**Data block**
--------------------------------

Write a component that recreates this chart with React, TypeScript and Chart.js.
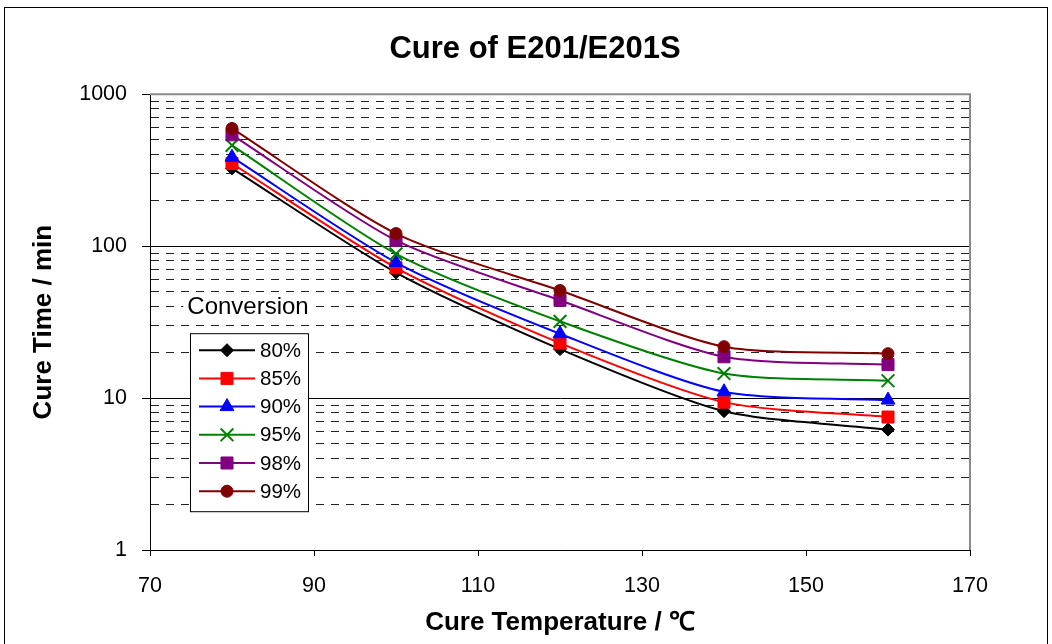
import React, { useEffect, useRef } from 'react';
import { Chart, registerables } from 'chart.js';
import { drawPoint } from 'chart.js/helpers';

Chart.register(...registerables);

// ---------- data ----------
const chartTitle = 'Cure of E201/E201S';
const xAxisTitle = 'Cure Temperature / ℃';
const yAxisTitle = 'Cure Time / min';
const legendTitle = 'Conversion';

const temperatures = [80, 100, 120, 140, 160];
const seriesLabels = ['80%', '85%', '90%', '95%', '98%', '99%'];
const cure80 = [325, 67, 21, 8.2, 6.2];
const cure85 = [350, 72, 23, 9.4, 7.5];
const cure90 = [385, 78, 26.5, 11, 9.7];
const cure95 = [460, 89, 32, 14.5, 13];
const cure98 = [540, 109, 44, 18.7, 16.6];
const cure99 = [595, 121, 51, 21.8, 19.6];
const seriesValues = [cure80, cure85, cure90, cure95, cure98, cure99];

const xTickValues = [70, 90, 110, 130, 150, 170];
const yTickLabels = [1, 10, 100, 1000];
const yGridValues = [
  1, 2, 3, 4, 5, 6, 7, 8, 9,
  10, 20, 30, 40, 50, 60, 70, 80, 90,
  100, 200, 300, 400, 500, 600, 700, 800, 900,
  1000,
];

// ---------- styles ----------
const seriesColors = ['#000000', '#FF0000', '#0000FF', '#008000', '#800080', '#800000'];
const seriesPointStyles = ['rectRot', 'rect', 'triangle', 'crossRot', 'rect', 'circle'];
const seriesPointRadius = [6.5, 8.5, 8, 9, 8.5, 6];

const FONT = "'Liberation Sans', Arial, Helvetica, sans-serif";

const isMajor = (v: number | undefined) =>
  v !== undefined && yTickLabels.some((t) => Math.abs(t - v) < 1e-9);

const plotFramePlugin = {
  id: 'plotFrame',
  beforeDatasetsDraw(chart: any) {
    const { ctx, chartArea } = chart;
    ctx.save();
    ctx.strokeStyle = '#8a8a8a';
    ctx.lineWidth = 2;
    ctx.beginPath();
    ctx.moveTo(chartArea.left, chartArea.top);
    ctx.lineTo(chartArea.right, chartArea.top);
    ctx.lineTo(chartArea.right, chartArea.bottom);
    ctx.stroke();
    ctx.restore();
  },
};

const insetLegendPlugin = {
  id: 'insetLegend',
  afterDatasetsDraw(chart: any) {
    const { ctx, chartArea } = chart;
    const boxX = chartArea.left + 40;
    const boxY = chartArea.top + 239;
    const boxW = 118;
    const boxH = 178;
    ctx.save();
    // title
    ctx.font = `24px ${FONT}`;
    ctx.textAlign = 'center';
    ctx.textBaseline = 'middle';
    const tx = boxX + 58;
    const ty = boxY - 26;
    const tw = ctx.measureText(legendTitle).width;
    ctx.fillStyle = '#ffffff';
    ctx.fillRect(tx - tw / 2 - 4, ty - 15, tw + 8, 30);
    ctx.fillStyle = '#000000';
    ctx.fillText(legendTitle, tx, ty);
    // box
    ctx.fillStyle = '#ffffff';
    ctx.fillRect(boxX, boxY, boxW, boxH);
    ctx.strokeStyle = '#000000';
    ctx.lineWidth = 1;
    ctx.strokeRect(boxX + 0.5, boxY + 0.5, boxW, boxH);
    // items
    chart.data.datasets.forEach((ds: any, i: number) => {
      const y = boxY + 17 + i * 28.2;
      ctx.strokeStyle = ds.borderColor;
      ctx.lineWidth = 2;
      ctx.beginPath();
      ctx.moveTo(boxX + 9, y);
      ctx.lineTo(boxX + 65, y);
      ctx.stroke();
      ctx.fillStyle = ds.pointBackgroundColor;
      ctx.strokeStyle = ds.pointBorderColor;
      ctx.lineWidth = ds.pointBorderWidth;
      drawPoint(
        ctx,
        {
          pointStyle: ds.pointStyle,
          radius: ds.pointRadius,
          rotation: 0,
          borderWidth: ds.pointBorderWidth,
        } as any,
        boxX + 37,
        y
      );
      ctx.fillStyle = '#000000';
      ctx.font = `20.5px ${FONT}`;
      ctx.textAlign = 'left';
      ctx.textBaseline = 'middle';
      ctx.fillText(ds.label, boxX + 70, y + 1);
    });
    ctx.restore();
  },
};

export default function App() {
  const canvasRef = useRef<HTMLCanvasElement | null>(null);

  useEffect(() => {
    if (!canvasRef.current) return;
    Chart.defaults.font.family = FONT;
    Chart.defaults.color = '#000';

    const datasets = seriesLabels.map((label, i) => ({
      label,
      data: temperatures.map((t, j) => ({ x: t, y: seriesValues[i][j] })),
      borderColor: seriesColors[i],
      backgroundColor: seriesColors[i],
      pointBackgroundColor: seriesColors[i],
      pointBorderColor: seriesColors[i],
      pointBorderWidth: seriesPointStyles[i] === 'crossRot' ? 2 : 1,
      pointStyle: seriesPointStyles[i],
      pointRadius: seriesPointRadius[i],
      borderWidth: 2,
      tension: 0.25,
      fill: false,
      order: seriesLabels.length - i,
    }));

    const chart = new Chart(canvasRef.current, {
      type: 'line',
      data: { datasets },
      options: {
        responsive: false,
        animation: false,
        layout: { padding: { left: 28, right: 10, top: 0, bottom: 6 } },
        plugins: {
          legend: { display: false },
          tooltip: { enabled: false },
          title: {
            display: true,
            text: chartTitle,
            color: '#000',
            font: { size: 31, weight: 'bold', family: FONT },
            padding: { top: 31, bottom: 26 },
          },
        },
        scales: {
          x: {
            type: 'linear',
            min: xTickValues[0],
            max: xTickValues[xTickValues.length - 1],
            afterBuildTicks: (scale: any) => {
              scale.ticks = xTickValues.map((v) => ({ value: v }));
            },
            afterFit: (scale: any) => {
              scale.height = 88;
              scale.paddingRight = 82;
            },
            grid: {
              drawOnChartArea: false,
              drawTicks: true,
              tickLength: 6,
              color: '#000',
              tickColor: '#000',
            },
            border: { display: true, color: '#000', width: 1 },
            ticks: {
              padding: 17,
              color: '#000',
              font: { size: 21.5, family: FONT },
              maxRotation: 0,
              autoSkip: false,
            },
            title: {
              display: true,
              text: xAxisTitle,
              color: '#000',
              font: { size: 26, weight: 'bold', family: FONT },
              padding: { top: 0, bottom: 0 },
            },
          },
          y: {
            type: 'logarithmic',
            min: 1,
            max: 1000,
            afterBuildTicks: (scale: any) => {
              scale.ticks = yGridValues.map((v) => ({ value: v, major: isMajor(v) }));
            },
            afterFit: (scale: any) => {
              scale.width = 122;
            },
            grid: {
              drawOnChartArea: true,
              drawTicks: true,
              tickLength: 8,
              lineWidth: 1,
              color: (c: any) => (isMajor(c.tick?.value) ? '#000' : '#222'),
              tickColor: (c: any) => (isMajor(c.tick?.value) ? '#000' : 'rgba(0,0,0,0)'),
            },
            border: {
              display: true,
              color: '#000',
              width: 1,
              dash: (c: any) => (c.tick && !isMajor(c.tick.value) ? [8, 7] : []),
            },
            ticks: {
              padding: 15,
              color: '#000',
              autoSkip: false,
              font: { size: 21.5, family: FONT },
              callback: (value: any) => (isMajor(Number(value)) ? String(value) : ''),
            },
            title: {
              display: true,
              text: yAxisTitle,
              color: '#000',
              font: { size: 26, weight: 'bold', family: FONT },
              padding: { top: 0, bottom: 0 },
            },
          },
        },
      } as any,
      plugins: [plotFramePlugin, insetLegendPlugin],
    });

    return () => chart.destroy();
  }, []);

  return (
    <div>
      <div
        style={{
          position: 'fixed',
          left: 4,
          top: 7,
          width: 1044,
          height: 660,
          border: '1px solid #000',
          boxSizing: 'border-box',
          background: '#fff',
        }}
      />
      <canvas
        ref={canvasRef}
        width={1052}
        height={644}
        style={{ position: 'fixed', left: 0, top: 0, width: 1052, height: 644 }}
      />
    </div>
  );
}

--------------------------------

Exactly as written, please give again the lines from the beginning of the listing through the line containing "Chart.register(...registerables);", inclusive, without any pictures.

Write a component that recreates this chart with React, TypeScript and Chart.js.
import React, { useEffect, useRef } from 'react';
import { Chart, registerables } from 'chart.js';
import { drawPoint } from 'chart.js/helpers';

Chart.register(...registerables);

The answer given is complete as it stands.